Imagine having your dream job. You have worked really hard to get to where you are today. Countless nights without sleep, endless homework, rude professors, you have gone through so much to graduate college and earn your degree. You have been working for the past 35 years and decide that you deserve to rest. Only then do you realize how financially unprepared you are for retirement. The thought of retiring had never crossed your mind as a youth and now you are facing the consequences of a postponed retirement. As teens, we’re often unaware of stressful and migraine-inducing topics such as savings accounts, credit scores, or the scary monster that is retirement. Most teens don’t understand what these finances consist of or even are and rarely do parents have conversations with their children concerning money.
However, only when we are faced with debts, low credit scores, or expensive retirement plans as adults/seniors do we realize that starting early is crucial. The key to fixing the problems that our old, wrinkled selves would toil over is by preventing them from even occurring. That is, beginning a successful financial career today as a teen. Three easy and simple ways that we could start saving and preparing for the future is by learning to decipher between needs and wants, begin setting aside money for ourselves, and opening a credit card account. Not only do you become a better saver with these three guidelines, but they can also aid you in facilitating your transition into retirement.
The first step in becoming a good saver is learning to choose between what you need and what you don’t need. This can be very difficult, especially during this media age where individuals, mostly teens, are targeted by ads and celebrities on what’s cool and what’s not which leads to buying things you don’t need or even like/want. So the first thing to do is to begin determining what you need. For example, as a student, I need school supplies such as notebooks and pencils. Also obvious necessities such as food, water, clothing etc. However, the lines begin to blur a little between need and want when it comes to things such as technology. Sure, phones and laptops have become a necessity for students and workers in the 21st century but items such as the new! Phone 6+ are clearly more a want than a need. So learning to say no when visiting your local mall or shopping center could make a big change in your wallet.
The second major step in learning to become a great teen saver is by beginning to set aside money for yourself. When teens receive their first paycheck they often don’t know what to do with their new money. Most will waste it on junk food (I should know from experience), and only a handful will actually put their money into a savings account. Opening up a savings account is a smart idea when saving for college and things like that but most young adults find it rather painful to give up all their hard earned money. So setting aside a little money, it doesn’t have to be much it all adds up eventually, and using the rest for NECESSITIES ONLY is a better option for individuals who don’t know how to go around without at least a little money jingling in their pockets.
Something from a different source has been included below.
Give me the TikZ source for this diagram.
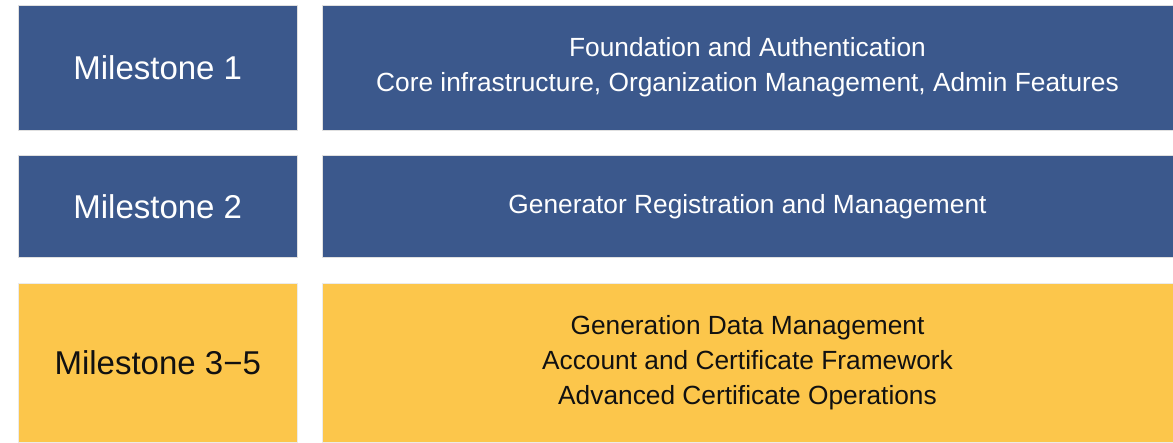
\documentclass[tikz,border=0pt]{standalone}
\usepackage{fontspec}
\setmainfont{Liberation Sans}
\usepackage{tikz}
\usetikzlibrary{positioning}

\definecolor{msBlue}{RGB}{59,88,140}
\definecolor{msYellow}{RGB}{252,198,75}
\definecolor{msInk}{RGB}{17,17,17}

\tikzset{
	tag/.style={minimum width=279.5pt, inner sep=0pt, outer sep=0pt, align=center, font=\fontsize{33}{38}\selectfont},
	desc/.style={minimum width=851pt, inner sep=0pt, outer sep=0pt, align=center, font=\fontsize{26.3}{35}\selectfont},
	done/.style={fill=msBlue, text=white, draw=black!12, line width=0.6pt},
	todo/.style={fill=msYellow, text=msInk, draw=black!8, line width=0.6pt}
}

\begin{document}
\begin{tikzpicture}[x=1pt, y=-1pt]
			\useasboundingbox (0,0) rectangle (1173,442);

			% one row: name, centre y, height, style, label, description
			\newcommand{\drawMilestone}[6]
			{
				\node [tag, #4, minimum height=#3pt] (#1) at (157.75,#2) {#5};
				\node [desc, #4, minimum height=#3pt, right=24.5pt of #1] (#1d) {#6};
			}

			\drawMilestone{ms1}{67.5}{125}{done}{Milestone 1}{Foundation and Authentication\\Core infrastructure, Organization Management, Admin Features}
			\drawMilestone{ms2}{206.25}{102.5}{done}{Milestone 2}{Generator Registration and Management}
			\drawMilestone{ms3}{362.5}{159}{todo}{Milestone 3−5}{Generation Data Management\\Account and Certificate Framework\\Advanced Certificate Operations}
		\end{tikzpicture}
\end{document}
The last and I believe most crucial step to securing your future is opening a credit card account. Opening a credit card account may seem a bit too much for some parents. Credit cards aren’t for everyone. According to College Parents of America, a 2009 study of college students and credit cards, approximately 60% of college students stated they were surprised by the amount of their credit card debt and about 40% of college students reported charging items knowing that they couldn’t afford to pay for them. On the other hand, young adults who are mature and responsible could greatly benefit from obtaining a credit card. With this new tool, young individuals learn to not overspend and impulse buy knowing that they’ll have to pay an incredible amount of money at the end of the month. That’s why most parents don’t buy credit cards for their teens knowing that they will use it excessively and will be drowning in debt in no time. Yet, paying your credit balances and monthly payments on time develops into an awesome credit score at a young age which benefits you when you’re 20 and looking to buy a car or even obtaining a home mortgage.
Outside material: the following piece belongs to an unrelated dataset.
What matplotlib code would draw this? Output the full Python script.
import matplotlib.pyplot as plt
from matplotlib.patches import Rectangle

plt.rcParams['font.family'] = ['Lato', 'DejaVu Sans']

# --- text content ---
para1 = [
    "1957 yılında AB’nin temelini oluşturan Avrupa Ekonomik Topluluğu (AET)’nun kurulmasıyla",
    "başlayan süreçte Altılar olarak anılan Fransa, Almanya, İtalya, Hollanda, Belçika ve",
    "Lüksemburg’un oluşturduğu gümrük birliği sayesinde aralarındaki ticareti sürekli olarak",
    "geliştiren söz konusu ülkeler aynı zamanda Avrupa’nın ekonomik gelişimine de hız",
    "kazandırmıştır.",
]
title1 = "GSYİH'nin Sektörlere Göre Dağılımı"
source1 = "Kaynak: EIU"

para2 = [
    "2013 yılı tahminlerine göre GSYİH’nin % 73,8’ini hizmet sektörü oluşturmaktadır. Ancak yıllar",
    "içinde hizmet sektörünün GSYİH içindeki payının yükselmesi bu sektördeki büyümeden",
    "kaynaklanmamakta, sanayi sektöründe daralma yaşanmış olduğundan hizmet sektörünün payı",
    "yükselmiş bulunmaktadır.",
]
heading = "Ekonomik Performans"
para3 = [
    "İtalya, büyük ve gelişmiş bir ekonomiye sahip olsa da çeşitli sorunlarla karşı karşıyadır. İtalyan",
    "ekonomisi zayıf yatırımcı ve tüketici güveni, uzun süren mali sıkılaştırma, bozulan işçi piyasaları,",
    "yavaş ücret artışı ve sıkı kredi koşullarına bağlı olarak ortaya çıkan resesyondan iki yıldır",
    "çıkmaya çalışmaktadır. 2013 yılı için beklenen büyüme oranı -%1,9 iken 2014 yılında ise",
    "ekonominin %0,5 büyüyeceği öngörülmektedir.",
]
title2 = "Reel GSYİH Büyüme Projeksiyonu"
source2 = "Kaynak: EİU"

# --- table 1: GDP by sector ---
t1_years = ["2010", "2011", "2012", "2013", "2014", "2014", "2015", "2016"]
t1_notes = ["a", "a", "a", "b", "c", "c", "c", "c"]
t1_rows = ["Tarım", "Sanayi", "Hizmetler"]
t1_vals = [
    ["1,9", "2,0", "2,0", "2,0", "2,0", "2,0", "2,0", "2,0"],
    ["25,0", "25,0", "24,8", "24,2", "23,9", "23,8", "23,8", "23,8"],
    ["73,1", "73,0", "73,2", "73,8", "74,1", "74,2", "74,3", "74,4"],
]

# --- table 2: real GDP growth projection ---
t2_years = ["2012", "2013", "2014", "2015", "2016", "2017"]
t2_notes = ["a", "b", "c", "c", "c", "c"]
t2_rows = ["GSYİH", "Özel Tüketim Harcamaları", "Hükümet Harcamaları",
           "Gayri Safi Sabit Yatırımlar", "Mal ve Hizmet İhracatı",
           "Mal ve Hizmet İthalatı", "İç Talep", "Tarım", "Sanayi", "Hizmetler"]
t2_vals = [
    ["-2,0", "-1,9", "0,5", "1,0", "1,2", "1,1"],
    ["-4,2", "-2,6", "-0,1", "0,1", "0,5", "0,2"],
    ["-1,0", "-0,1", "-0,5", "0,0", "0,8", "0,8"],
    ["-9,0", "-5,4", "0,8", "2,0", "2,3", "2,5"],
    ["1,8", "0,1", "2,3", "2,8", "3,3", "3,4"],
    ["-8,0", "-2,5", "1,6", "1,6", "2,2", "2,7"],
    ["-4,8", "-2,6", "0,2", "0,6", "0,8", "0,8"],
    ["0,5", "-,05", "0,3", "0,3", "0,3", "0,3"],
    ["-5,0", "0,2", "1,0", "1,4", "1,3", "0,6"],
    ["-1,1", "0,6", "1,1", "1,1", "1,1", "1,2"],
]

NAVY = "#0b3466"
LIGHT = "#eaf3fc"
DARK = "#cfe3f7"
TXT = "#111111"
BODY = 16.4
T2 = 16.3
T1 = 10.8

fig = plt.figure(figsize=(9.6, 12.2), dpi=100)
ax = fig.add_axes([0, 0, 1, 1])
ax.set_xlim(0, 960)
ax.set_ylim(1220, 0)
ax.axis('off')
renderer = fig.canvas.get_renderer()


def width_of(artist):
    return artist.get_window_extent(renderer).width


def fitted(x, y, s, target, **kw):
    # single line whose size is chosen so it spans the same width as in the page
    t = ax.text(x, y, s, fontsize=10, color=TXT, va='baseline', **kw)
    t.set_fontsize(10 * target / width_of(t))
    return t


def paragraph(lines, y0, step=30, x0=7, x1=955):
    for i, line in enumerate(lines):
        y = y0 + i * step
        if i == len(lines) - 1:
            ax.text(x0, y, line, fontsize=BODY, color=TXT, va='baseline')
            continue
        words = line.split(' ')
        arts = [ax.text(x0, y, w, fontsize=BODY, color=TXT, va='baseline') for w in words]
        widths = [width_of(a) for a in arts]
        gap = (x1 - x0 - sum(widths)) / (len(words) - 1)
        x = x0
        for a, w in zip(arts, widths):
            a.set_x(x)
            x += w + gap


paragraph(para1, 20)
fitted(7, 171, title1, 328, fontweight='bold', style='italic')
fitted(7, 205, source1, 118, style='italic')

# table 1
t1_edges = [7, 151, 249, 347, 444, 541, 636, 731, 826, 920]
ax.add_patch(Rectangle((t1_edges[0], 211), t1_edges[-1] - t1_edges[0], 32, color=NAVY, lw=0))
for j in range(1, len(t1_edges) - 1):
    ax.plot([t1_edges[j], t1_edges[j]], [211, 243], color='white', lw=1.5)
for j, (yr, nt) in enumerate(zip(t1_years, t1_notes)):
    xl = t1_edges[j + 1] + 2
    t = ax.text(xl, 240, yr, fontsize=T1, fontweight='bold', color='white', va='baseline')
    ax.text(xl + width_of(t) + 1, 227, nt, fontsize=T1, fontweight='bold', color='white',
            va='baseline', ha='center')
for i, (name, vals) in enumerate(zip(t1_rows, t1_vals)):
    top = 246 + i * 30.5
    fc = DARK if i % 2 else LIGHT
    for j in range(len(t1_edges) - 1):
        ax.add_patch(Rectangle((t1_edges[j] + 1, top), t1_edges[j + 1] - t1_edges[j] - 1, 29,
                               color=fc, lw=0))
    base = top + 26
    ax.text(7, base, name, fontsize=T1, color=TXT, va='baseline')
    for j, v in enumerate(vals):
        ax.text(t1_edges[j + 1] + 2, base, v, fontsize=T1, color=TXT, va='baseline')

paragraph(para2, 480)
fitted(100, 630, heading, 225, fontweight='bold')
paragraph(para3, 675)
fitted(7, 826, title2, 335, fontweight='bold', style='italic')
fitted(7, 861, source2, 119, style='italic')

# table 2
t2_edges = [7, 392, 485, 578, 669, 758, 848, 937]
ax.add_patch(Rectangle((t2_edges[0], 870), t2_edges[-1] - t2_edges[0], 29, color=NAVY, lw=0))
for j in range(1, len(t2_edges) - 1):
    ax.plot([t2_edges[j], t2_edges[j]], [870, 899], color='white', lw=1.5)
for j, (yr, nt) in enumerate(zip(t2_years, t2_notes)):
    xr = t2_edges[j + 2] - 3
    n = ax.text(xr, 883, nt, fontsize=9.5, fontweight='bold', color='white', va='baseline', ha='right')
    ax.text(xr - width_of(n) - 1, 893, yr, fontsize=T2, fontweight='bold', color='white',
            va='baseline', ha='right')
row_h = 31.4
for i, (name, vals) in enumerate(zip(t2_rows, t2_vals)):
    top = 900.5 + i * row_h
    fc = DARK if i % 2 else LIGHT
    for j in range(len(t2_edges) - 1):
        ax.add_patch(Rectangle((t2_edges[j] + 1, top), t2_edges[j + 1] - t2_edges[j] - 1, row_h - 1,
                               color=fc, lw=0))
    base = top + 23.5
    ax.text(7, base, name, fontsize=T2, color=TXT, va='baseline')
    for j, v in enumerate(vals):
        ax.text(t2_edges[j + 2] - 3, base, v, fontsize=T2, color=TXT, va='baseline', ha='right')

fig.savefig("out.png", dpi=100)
These 3 awesome tips can also come in handy as you prepare for retirement and just like saving, you can never start too early. Continuing to be a good saver and buying only what you need can help you for retirement so you can buy and do the things you WANT and DESERVE. In other words, try to save as much as you can now as a young adult and later be able to travel the world when you decide to stop working and retire. Setting aside $5 or $10 a day or every other day comes a long way (that rhymed!). As I’ve said before, it all adds up eventually and will help you in the future. And of course, last but not least, keeping a good credit score helps you throughout your life and continues to do so during retirement. Many individuals going into retirement believe that keeping a good credit score is no longer necessary since they already own their home or aren’t looking to buy any cars. These people are mistaken, however, because most of them aren’t planning on sitting idle at home all day. Most will want to start small businesses, travel, and move closer to their families which will involve credit. You can also benefit from maintaining a good credit score with reduced travel costs, lower insurance rates, and much more.
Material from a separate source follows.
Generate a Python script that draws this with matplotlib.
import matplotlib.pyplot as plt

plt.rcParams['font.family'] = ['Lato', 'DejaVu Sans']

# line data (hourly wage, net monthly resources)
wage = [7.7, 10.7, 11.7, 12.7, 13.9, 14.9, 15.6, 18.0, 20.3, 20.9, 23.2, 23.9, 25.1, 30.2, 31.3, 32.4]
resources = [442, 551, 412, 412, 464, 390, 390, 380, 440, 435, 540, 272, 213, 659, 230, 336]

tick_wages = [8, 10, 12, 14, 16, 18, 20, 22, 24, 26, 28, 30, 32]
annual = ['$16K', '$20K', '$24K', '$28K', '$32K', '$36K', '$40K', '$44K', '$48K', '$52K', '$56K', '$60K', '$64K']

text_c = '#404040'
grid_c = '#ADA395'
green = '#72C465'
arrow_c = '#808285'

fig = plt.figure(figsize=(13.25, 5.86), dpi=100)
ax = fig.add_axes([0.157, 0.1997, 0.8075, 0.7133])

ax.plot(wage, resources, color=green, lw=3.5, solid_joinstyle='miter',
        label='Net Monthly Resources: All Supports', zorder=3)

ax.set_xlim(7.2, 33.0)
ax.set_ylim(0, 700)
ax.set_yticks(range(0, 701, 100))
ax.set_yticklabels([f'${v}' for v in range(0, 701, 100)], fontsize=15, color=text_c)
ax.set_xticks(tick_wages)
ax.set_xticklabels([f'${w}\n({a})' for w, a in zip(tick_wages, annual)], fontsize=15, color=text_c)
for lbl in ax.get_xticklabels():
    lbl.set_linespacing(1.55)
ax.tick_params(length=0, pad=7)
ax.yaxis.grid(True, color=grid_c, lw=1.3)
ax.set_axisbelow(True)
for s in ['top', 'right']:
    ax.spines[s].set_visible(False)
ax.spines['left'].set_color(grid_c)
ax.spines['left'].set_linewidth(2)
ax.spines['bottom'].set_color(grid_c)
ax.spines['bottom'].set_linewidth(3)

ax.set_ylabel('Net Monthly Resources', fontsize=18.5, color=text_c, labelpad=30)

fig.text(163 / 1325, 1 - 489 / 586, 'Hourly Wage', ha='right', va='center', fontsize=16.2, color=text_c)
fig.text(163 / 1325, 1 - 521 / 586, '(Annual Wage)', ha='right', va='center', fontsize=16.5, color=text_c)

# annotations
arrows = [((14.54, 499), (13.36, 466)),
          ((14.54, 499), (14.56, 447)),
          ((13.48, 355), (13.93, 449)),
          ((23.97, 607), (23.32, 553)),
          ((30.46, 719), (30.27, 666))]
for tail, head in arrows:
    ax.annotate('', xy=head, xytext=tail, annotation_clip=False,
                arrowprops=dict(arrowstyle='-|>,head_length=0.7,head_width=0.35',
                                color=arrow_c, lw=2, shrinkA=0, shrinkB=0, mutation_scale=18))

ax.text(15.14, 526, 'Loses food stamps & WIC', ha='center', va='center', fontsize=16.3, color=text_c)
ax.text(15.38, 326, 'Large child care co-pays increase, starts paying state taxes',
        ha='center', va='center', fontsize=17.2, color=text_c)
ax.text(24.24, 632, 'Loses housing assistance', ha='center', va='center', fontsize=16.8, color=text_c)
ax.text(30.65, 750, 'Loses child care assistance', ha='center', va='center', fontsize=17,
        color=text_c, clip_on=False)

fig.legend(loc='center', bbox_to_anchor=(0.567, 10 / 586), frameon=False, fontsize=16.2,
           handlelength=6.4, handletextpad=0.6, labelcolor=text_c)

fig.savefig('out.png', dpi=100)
In conclusion, following these principles as a teen, adult, and senior will help you be successful in your financial life. Many people dream of traveling the world, moving to London, or opening a bakery in Paris after retiring. These dreams can become reality with the three tips I have mentioned and of course putting in the old elbow grease. To most students, thinking about things such as retirement or being good savers seems so far off in the future that they don’t feel obligated to start. Also, school, school, and school, and you can’t forget about school can also be reasons why teens don’t begin their financial careers. That’s why this writing challenge can help students open their eyes and begin thinking beyond high school or college, to really begin thinking about their future.